__Exercise task__
Gather the lines that hold the string "document".

__Input records__

——————————

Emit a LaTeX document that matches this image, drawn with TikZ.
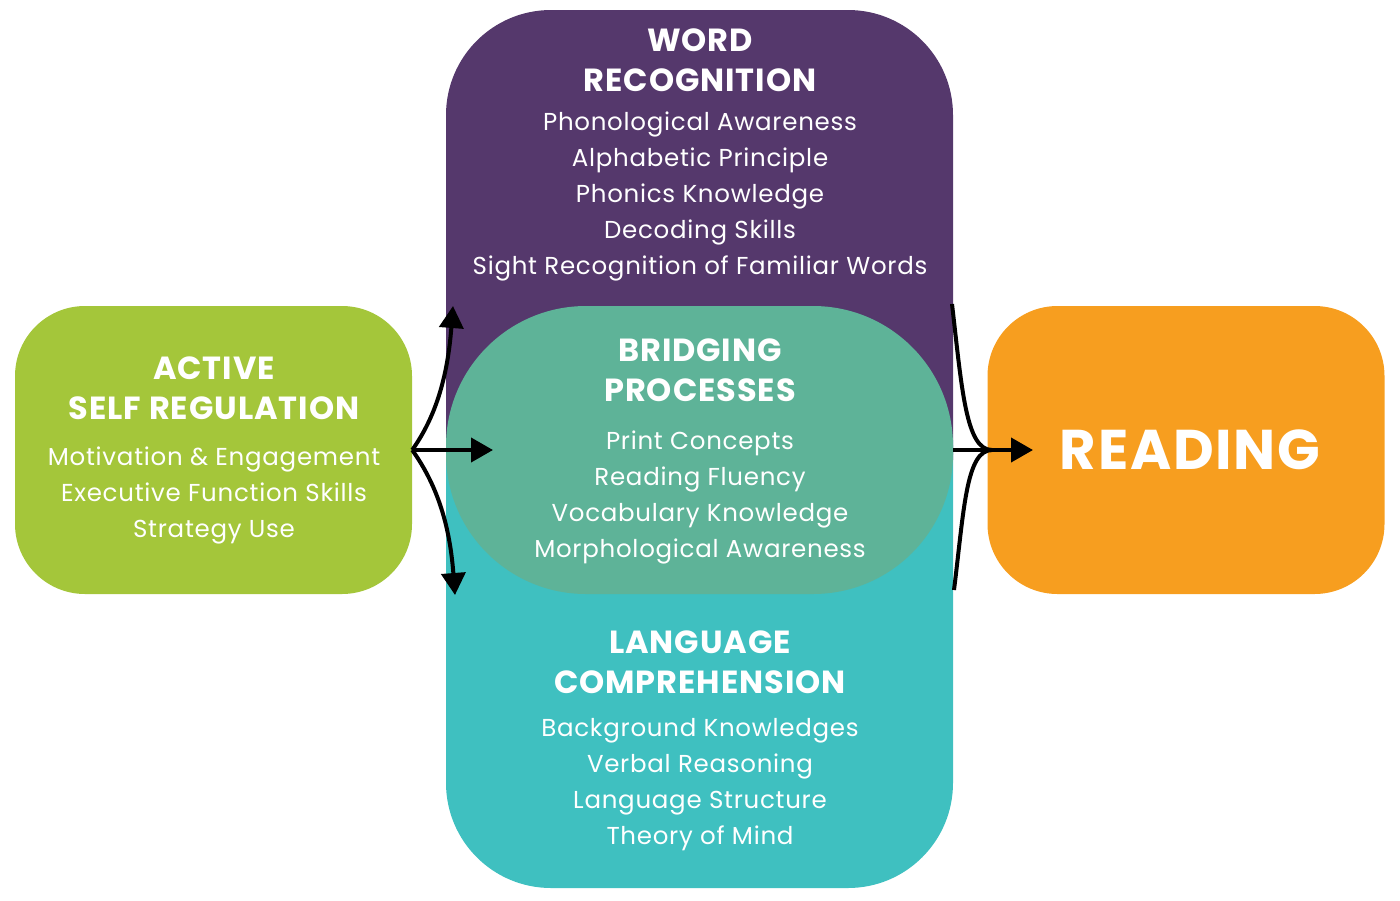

——————————

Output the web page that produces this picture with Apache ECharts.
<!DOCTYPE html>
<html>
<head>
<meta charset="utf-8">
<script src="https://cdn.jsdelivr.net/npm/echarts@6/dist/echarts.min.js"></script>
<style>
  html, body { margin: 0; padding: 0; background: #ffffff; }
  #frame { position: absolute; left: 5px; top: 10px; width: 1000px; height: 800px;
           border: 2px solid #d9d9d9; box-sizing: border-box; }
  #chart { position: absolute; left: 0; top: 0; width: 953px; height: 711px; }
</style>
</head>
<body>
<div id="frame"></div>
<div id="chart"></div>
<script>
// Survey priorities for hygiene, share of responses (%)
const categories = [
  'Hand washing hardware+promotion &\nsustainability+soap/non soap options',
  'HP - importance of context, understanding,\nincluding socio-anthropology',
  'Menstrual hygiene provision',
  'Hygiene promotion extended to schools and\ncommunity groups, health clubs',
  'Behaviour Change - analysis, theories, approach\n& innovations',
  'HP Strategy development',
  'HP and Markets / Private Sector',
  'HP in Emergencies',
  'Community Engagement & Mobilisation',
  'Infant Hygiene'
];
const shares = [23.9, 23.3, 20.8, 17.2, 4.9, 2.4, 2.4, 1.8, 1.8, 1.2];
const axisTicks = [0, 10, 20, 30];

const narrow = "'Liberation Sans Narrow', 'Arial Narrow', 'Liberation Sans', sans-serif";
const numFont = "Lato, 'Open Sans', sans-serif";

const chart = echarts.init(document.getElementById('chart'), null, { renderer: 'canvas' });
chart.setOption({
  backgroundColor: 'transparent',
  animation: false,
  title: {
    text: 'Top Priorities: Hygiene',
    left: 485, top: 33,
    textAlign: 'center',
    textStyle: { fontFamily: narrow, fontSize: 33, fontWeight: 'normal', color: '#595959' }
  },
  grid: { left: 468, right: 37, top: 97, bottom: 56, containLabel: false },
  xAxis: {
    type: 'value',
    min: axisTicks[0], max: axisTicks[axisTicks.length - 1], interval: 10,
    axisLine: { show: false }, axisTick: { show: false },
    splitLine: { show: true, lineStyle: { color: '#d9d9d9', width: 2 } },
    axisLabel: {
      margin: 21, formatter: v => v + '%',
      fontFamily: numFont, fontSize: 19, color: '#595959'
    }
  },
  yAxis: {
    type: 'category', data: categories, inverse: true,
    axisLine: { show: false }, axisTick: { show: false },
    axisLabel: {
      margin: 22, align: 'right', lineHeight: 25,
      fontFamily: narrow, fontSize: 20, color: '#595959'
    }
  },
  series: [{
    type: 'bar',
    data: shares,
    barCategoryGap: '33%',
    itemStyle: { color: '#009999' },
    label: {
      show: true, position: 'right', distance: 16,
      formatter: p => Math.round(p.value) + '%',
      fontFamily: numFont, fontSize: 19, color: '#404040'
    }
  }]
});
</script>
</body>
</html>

——————————

__Answer for this exercise__
Emit a LaTeX document that matches this image, drawn with TikZ.
const chart = echarts.init(document.getElementById('chart'), null, { renderer: 'canvas' });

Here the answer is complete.